2. If every car has wheels, then there is a car with at least one wheel.

   $$\forall c, \exists d, c \implies d$$

   $$(∀x{∈}C\:Wx)⟹∃y{∈}C\:Wy.$$ Here, each side of the conditional has a quantifier, so they need to be negated, and the contrapositive is $$(∀y{∈}C\:¬Wy)⟹∃x{∈}C\:¬Wx.$$ If no car has a wheel, then some car has no wheel.

   contrapositive:

   If there is a car which does not have at least one wheel, then not every car has wheels.

   $$\exists c, \forall d, \neg d \implies \neg c$$

3. If $a$ is a real number, such that $a < b$ for every positive real number $b$, then $a = 0$.

   $$\exists a \in \mathbb{R}, \forall b \in \mathbb{R}^+, a < b \implies a = 0.$$

   $$\forall a{\in}\mathbb R\;\Big((\forall b{\in}\mathbb R^+\;a<b)\implies a=0\Big).\tag1$$ Here, there's only one quantifier to negate, and the contrapositive is $$\forall a{\in}\mathbb R\;\Big(a\ne0\implies \exists b{\in}\mathbb R^+\;a\ge b \Big).\tag2$$

   contrapositive:

   $$\exists a \in \mathbb{R}, \forall b \in \mathbb{R}^+, a \neq 0 \implies a \ge b,$$ $$\forall a \in \mathbb{R}, \exists b \in \mathbb{R}^+, a \neq 0 \implies a \ge b.$$

   Note that $(1)$ and $(2)$ are, respectively, logically equivalent to: $$\forall a{\in}\mathbb R\;\exists b{\in}\mathbb R^+\;\Big(a<b\implies a=0\Big);\tag1$$$$\forall a{\in}\mathbb R\;\exists b{\in}\mathbb R^+\;\Big(a\ne0\implies a\ge b \Big).\tag2$$ So, had we initially pulled out those quantifiers, the contrapositive work itself would, like in case #1 above, have required no quantifier negation.

Answer 2

It seems that what you are actually applying to your logical statements is inversion, rather than contraposition.
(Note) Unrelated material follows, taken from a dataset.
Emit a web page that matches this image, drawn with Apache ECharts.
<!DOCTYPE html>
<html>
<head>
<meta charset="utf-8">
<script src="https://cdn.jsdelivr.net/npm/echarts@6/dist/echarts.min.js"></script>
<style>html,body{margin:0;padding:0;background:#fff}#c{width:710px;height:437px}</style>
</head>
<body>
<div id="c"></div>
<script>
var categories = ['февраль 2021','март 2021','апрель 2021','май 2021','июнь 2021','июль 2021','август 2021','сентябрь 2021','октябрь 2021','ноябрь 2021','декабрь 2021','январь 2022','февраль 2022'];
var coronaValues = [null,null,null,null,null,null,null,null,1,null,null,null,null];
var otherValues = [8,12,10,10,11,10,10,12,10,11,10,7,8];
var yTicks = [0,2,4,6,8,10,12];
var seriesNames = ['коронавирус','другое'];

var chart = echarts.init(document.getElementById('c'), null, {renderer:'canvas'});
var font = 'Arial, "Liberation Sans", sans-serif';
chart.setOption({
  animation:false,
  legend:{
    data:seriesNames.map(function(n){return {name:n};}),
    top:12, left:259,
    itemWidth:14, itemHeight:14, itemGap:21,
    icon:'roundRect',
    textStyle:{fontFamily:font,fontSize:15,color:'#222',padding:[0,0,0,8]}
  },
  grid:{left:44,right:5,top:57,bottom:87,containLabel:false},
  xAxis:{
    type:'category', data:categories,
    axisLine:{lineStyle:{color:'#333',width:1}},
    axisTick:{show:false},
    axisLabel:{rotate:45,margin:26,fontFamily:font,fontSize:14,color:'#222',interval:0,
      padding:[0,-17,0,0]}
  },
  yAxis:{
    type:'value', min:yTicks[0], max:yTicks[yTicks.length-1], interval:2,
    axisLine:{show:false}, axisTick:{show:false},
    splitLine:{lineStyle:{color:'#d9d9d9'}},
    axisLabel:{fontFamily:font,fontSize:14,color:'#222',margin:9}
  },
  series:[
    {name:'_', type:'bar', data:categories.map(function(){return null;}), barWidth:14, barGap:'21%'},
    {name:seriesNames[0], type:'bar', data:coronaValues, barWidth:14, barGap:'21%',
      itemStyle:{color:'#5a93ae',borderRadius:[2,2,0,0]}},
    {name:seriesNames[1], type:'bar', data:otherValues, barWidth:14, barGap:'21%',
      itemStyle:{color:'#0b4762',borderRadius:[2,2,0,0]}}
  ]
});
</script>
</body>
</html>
If we have a logical statement $P \rightarrow Q$ (which reads "if $P$ then $Q$") then the contrapositive (which is logically equivalent to the original logical statement) is $\neg Q \to \neg P$ (which reads if not $Q$ then not $P$).
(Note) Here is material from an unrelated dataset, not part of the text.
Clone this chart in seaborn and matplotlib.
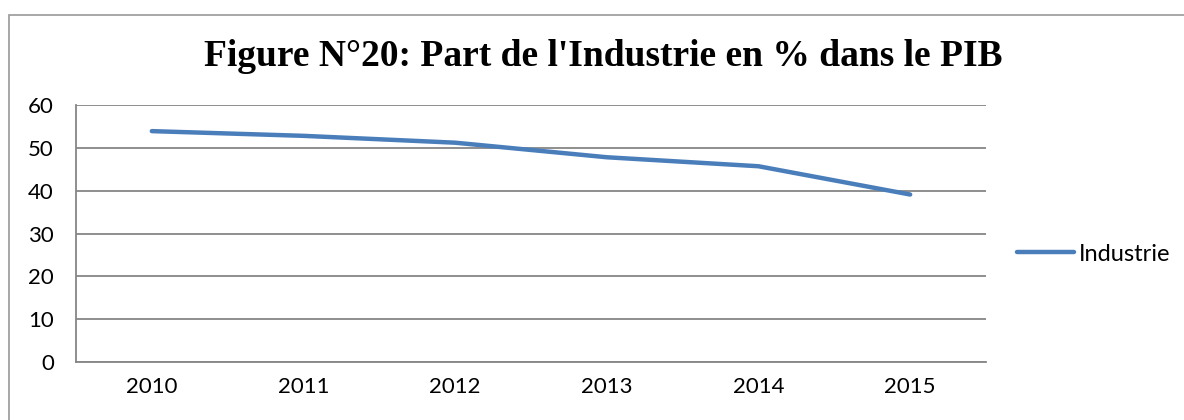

In the context of your last example, the $\exists$ quantifier means "there exists", whereas your intended meaning is that it holds for any (non-negative?) real number $a$ that you choose. So given a non-negative real number $a$, the following statement is true: $$ \forall b \in \mathbb{R}^+ ,\, a < b \Rightarrow a = 0 . $$ (In English: if $a$ is a non-negative real number such that for all positive real numbers $b$, $a$ is less than $b$, then $a = 0$.)

Then the contrapositive is $$ a \ne 0 \Rightarrow \exists b \in \mathbb{R}^+ :\, a < b . $$ (If $a$ is not zero, then there exists a positive real number $b$ such that $a < b$.) Note that we flip the implication (i.e. the arrow), and negate the propositions, which includes negating the quantifiers. Perhaps see if this interpretation aligns with what you were taught?